Mandela and Lincoln

I wasn’t going to write anything about Nelson Mandela’s death. Not because of any lack of respect for the man, but, rather, the opposite. I didn’t know enough of him to contribute much that is new.

I was set on this course until I considered a parallel that works in a surprising number of ways: the similarities between Mandela and Abraham Lincoln.

On its face, this is a banal comparison. Two great men, statesmen of eloquence, intelligence, and character, who guided their nations through very difficult times, and are revered by their former constituents. But there was more to Mandela and Lincoln, and there are important lessons that we can take from their lives and choices.

There is quite a lot of good evidence that Lincoln was a racist, or at least held racist views against African-Americans for much of his life. He was a Free Soiler, opposed to the westward expansion of slavery on the grounds that it would deprive white men of the chance to set up a smallholding on the frontier. Lincoln seems to have disliked slavery as an institution, not regarded enslaved African-Americans as equal to whites, and been uninterested in emancipation for much of his career.

And we view him as the Great Emancipator, in spite of all that.

(There are many historians who insist upon the importance of self-emancipation. I have a lot of sympathy with this viewpoint, but I’d point to an essay by James McPherson on Lincoln’s role as the sine qua non of emancipation to support the conventional view.)

There have been rumors that Mandela was a racist–none of those that I have seen are credible. Rather, the parallel is that the choice which most defined each of these men stood in opposition to the stances they held for much of their lives. Mandela is remembered as a peacemaker, and he was a proponent of nonviolence in the most well-known part of his life, after his release from prison. However, in the early 1950s, Mandela became convinced that nonviolent resistance to apartheid was ineffective. (Who can blame him? The white state held all the cards and had no interest in reform.) While Mandela’s support for a violent overthrow of state racism is far more understandable than Lincoln’s racism, it is just as true to say that the attitudes for which he is remembered stand in contrast to ones which he held for a significant period of his life.

The lesson for people and politicians can be summarized as such: changing circumstances demand a new analysis of a situation. Consistency of position is only worth as much as the position itself. Emancipation was politically and strategically advantageous in 1862 (in addition to being a moral right, as it always had been). Nonviolence was the best course after the end of apartheid because it prevented civil war, in addition to saving lives.

Both Lincoln and Mandela (to differing extents) are viewed as unifying figures. Mandela, as I’ve just noted, played a very important role in the relatively smooth end to all-white government. Lincoln did as much as he politically could to avoid the war (the Republicans would have needed to renounce their Free Soil principles to have any chance of preventing secession, and Lincoln refused to do this), and he tried to set up a relatively lenient Reconstruction process.

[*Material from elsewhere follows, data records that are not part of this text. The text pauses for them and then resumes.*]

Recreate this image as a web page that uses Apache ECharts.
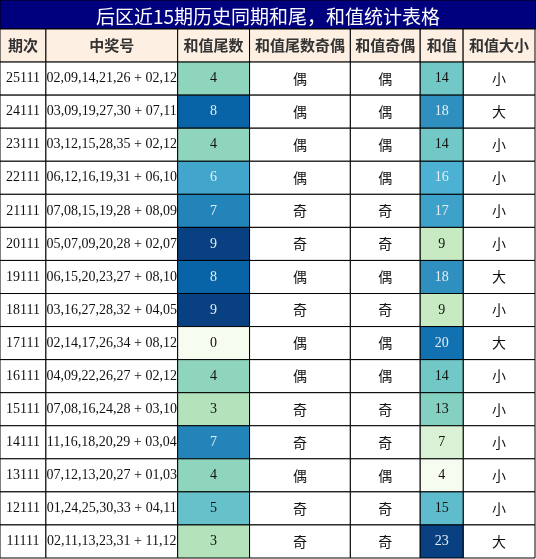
<!DOCTYPE html>
<html><head><meta charset="utf-8">
<script src="https://cdn.jsdelivr.net/npm/echarts@6/dist/echarts.min.js"></script>
<style>html,body{margin:0;padding:0;background:#fff}#c{width:536px;height:559px}</style>
</head><body><div id="c"></div>
<script>
const headers = ['期次','中奖号','和值尾数','和值尾数奇偶','和值奇偶','和值','和值大小'];
const periods = ['25111','24111','23111','22111','21111','20111','19111','18111','17111','16111','15111','14111','13111','12111','11111'];
const numbers = ['02,09,14,21,26 + 02,12','03,09,19,27,30 + 07,11','03,12,15,28,35 + 02,12','06,12,16,19,31 + 06,10','07,08,15,19,28 + 08,09','05,07,09,20,28 + 02,07','06,15,20,23,27 + 08,10','03,16,27,28,32 + 04,05','02,14,17,26,34 + 08,12','04,09,22,26,27 + 02,12','07,08,16,24,28 + 03,10','11,16,18,20,29 + 03,04','07,12,13,20,27 + 01,03','01,24,25,30,33 + 04,11','02,11,13,23,31 + 11,12'];
const tails = [4,8,4,6,7,9,8,9,0,4,3,7,4,5,3];
const tailParity = ['偶','偶','偶','偶','奇','奇','偶','奇','偶','偶','奇','奇','偶','奇','奇'];
const sumParity = ['偶','偶','偶','偶','奇','奇','偶','奇','偶','偶','奇','奇','偶','奇','奇'];
const sums = [14,18,14,16,17,9,18,9,20,14,13,7,4,15,23];
const sizes = ['小','大','小','小','小','小','大','小','大','小','小','小','小','小','大'];

const colEdges = [0,46,178,250,351,421,464,536];
const rows = ['hdr'].concat(periods);
const palette = ['#f7fcf0','#e0f3db','#ccebc5','#a8ddb5','#7bccc4','#4eb3d3','#2b8cbe','#0868ac','#084081'];
const cjk = '"Noto Sans CJK SC", sans-serif';
const serif = '"Liberation Serif", "DejaVu Serif", serif';

const plain = [], tailData = [], sumData = [];
headers.forEach((h,c)=>plain.push([c,'hdr',h,0,'h']));
periods.forEach((p,r)=>{
  plain.push([0,p,p,0,'n']);
  plain.push([1,p,numbers[r],0,'n']);
  plain.push([3,p,tailParity[r],0,'c']);
  plain.push([4,p,sumParity[r],0,'c']);
  plain.push([6,p,sizes[r],0,'c']);
  tailData.push([2,p,String(tails[r]),tails[r],'v']);
  sumData.push([5,p,String(sums[r]),sums[r],'v']);
});

function mkRender(lo,hi){
  return function(params, api){
    const c = api.value(0);
    const rowName = rows[params.dataIndexInside >= 0 ? 0 : 0];
    const y = api.coord([0, api.value(1)])[1];
    const h = api.size([0,1])[1];
    const x0 = api.coord([colEdges[c],0])[0];
    const x1 = api.coord([colEdges[c+1],0])[0];
    const kind = api.value(4);
    const text = api.value(2);
    let fill;
    if (kind==='h') fill = '#fdf0e2';
    else if (kind==='v') fill = api.visual('color');
    else {
      const ri = rows.indexOf(api.value(1)) ;
      fill = (ri % 2 === 1) ? '#f4f4f4' : '#ffffff';
    }
    let txtColor = '#111';
    if (kind==='v') { const v = api.value(3); if ((v-lo)/(hi-lo) > 0.6) txtColor = '#e6eef5'; }
    if (kind==='h') txtColor = '#333';
    return {type:'group', children:[
      {type:'rect', shape:{x:x0,y:y-h/2,width:x1-x0,height:h}, style:{fill:fill, stroke:'#000', lineWidth:1}},
      {type:'text', style:{x:(x0+x1)/2, y:y, text:text, align:'center', verticalAlign:'middle',
        fill:txtColor,
        font: kind==='h' ? 'bold 15px '+cjk : (kind==='c' ? '14px '+cjk : '14px '+serif)}}
    ]};
  };
}

const chart = echarts.init(document.getElementById('c'));
chart.setOption({
  animation:false,
  title:{text:'后区近15期历史同期和尾，和值统计表格', left:'center', top:2,
    textStyle:{color:'#fff', fontSize:19, fontWeight:'normal', fontFamily:cjk}},
  graphic:[{type:'rect', z:-1, shape:{x:0,y:0,width:536,height:29}, style:{fill:'#00007f', stroke:'#000'}}],
  grid:{left:0,right:1,top:29,bottom:1},
  xAxis:{type:'value', min:0, max:536, show:false},
  yAxis:{type:'category', data:rows, inverse:true, show:false},
  visualMap:[
    {type:'continuous', show:false, min:0, max:9, dimension:3, seriesIndex:1, inRange:{color:palette}},
    {type:'continuous', show:false, min:4, max:23, dimension:3, seriesIndex:2, inRange:{color:palette}}
  ],
  series:[
    {type:'custom', renderItem:mkRender(0,1), data:plain, encode:{x:0,y:1}},
    {type:'custom', renderItem:mkRender(0,9), data:tailData, encode:{x:0,y:1}},
    {type:'custom', renderItem:mkRender(4,23), data:sumData, encode:{x:0,y:1}}
  ]
});
</script></body></html>
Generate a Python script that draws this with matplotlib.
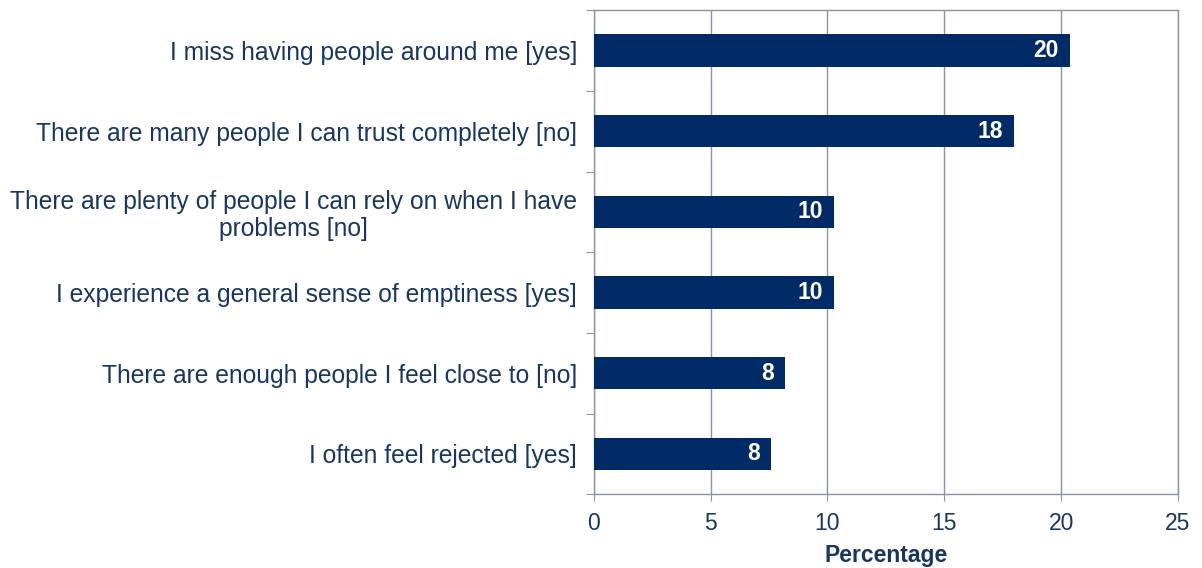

If there is a message here for political figures, it is that people like unifying figures, although not always in their own time. Lincoln, for instance, was attacked by his own party in Congress over his Reconstruction plans. The Radical Republicans felt that the South needed to be punished. At the same time, the view from the present is often used to obscure the principles for which leaders became known. Note, for example, the relatively little emphasis placed on the brutality of apartheid in talking about Mandela, or the inhumanity of slavery when politicians raise Lincoln. Those are painful memories, and leaders generally don’t like to make their audiences visit such emotional places.

Mandela and Lincoln left mixed legacies, after one digs through the pile of anodyne tributes. Postbellum America, like post-apartheid South Africa, was beset by political corruption and cronyism. Using the powerful shield of the Republican Party or the African National Congress, government officials, politicians, and capitalists used the state to make a buck or a rand. More importantly, the scale of the processes of reconstructing each nation prevented either from leaving their nation fully free.

In terms of corruption, both 19th century America and early 21st century South Africa had/have serious problems in this area which go beyond their respective Presidents. At the same time, party hegemony, aided by a party’s association with a great cause or great leader, can beget more corruption than would otherwise be possible. The Republicans during Reconstruction and the Gilded Age had a weaker grip on power than the ANC has had since apartheid, but maintained enough control to monopolize patronage in much of the federal government (the Democrats behaved similarly in areas, such as cities, where they had control). The absence of political competition, combined with a culture of spoils, make for a dangerously wasteful system.

While Mandela and Lincoln probably set South Africa and the United States on eventual courses to fuller freedom, those tasks were certainly not complete in 1865 or 1999–or 2013. Statutory racism survived in the US, and social racism and self-segregation continue in both countries. The heirs of Lincoln in the Radical Republican caucus made some great strides toward equality, but were stymied by white racism, North and South. South Africa seems to be moving only slowly towards equality of life chances and services.

The various dignitaries at today’s memorial service will try to take a bit of the glory reflected from Mandela and American politicians will continue to mention Lincoln in order to burnish their own credentials. Let them prove by their actions, not their flowery speeches, that these examples are worth emulating. They are examples that do not only include magnanimity, but conviction for a just cause.